Robot arms ensure fast recovery in thoracic surgery

Robot arms ensure fast recovery in thoracic surgery
Photo: ST

Bent over a console 3m away from his patient, Dr Aneez Ahmed represents the new face of thoracic surgery.

Robot arms keep his instruments stable as he makes tiny, precise movements through incisions barely a centimetre wide.

He is the first local surgeon to be fully accredited to perform such surgery in this manner.

But he is looking to teach this method of surgery to other doctors, both locally and overseas.

"Our idea is that using this method, we can get people back to society faster," said Dr Aneez, who is chief of Tan Tock Seng Hospital's (TTSH) thoracic surgery division. "I think this method is here to stay."

Most of his patients are early- stage lung cancer patients who go under the knife to have tumours removed.
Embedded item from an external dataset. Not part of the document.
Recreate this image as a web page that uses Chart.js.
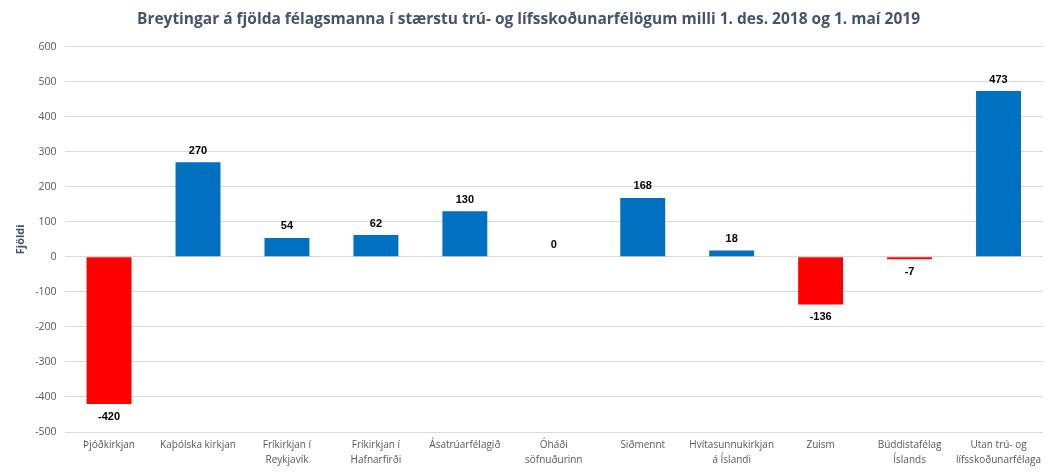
<!DOCTYPE html>
<html>
<head>
<meta charset="utf-8">
<script src="https://cdn.jsdelivr.net/npm/chart.js@4"></script>
<style>
  body { margin: 0; background: #fff; }
  #wrap { width: 1056px; height: 474px; }
</style>
</head>
<body>
<div id="wrap"><canvas id="breytingar"></canvas></div>
<script>
// gögn
const felog = [
    'Þjóðkirkjan',
    'Kaþólska kirkjan',
    ['Fríkirkjan í', 'Reykjavík'],
    ['Fríkirkjan í', 'Hafnarfirði'],
    'Ásatrúarfélagið',
    ['Óháði', 'söfnuðurinn'],
    'Siðmennt',
    ['Hvítasunnukirkjan', 'á Íslandi'],
    'Zuism',
    ['Búddistafélag', 'Íslands'],
    ['Utan trú- og', 'lífsskoðunarfélaga']
];
const breyting = [-420, 270, 54, 62, 130, 0, 168, 18, -136, -7, 473];
const yTicks = [-500, -400, -300, -200, -100, 0, 100, 200, 300, 400, 500, 600];

const litir = breyting.map(v => v < 0 ? '#FF0000' : '#0070C0');

// skrifar gildin við súlurnar
const gildiPlugin = {
    id: 'gildi',
    afterDatasetsDraw(chart) {
        const ctx = chart.ctx;
        const meta = chart.getDatasetMeta(0);
        ctx.save();
        ctx.font = 'bold 11px "Liberation Sans", Arial, sans-serif';
        ctx.fillStyle = '#000';
        ctx.textAlign = 'center';
        meta.data.forEach((bar, i) => {
            const v = breyting[i];
            if (v < 0) {
                ctx.textBaseline = 'top';
                ctx.fillText(v, bar.x, bar.y + 7);
            } else {
                ctx.textBaseline = 'bottom';
                ctx.fillText(v, bar.x, bar.y - 6);
            }
        });
        ctx.restore();
    }
};

new Chart(document.getElementById('breytingar').getContext('2d'), {
    type: 'bar',
    data: {
        labels: felog,
        datasets: [{
            data: breyting,
            backgroundColor: litir,
            categoryPercentage: 1,
            barPercentage: 0.505
        }]
    },
    options: {
        responsive: true,
        maintainAspectRatio: false,
        animation: false,
        layout: { padding: { left: 14, right: 13, top: 0, bottom: 0 } },
        plugins: {
            legend: { display: false },
            tooltip: { enabled: false },
            title: {
                display: true,
                text: 'Breytingar á fjölda félagsmanna í stærstu trú- og lífsskoðunarfélögum milli 1. des. 2018 og 1. maí 2019',
                color: '#44546A',
                font: { family: '"Open Sans", sans-serif', size: 15.5, weight: 'bold' },
                padding: { top: 10, bottom: 18 }
            }
        },
        scales: {
            x: {
                grid: { display: false, drawTicks: false },
                border: { display: false },
                ticks: {
                    color: '#595959',
                    font: { family: '"Open Sans", sans-serif', size: 10, lineHeight: 1.5 },
                    maxRotation: 0,
                    autoSkip: false,
                    padding: 6
                }
            },
            y: {
                min: -500,
                max: 600,
                afterBuildTicks(axis) { axis.ticks = yTicks.map(v => ({ value: v })); },
                grid: { color: '#D9D9D9', drawTicks: false },
                border: { display: false },
                ticks: {
                    color: '#595959',
                    font: { family: '"Open Sans", sans-serif', size: 10.5 },
                    padding: 8
                },
                title: {
                    display: true,
                    text: 'Fjöldi',
                    color: '#44546A',
                    font: { family: '"Open Sans", sans-serif', size: 11, weight: 'bold' },
                    padding: { top: 0, bottom: 0 }
                }
            }
        }
    },
    plugins: [gildiPlugin]
});
</script>
</body>
</html>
Unlike conventional open surgery, which involves a large cut about 8cm long, robotic surgery is much less invasive and patients recover faster.
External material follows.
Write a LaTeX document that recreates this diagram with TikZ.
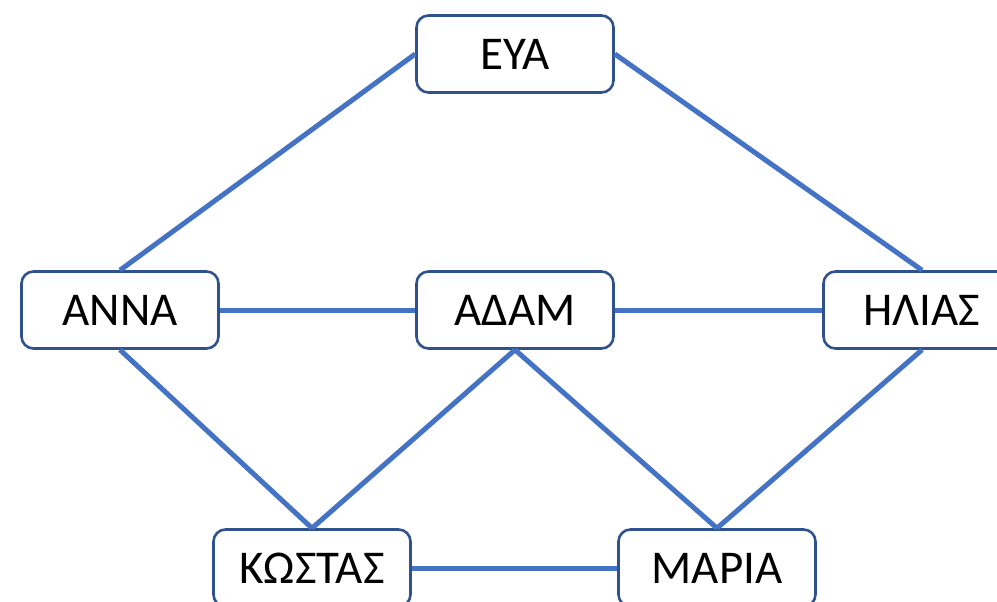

This means they can go for follow-up treatment - such as chemotherapy - almost immediately, rather than having to wait for up to six weeks for their wounds to heal.

It also has an edge over other minimally invasive techniques using video cameras, said Dr Aneez, as surgeons get a clearer, 3D view of the patient's insides.

"The video camera is operated by hand, so you get a lot of shakes and fuzziness," said the senior consultant. "But when you can see better, you can do the surgery better. It's safer."

Dr Aneez has performed more than 120 such operations since 2012, when TTSH first started offering the procedure.

He is one of two surgeons in Singapore who can perform this surgery.

The other is also from TTSH.

One patient who has gone under the knife is 68-year-old Madam Woo Quai Kuen, who discovered a lump in her lung during a regular health check last year.

Dr Aneez made five incisions to remove it - one each in her front and side, and three on her back.

She was discharged three days after the surgery, and said she felt very little pain afterwards.

"I recovered very quickly because the wounds were not big," said the cook. "To me, the operation was a success."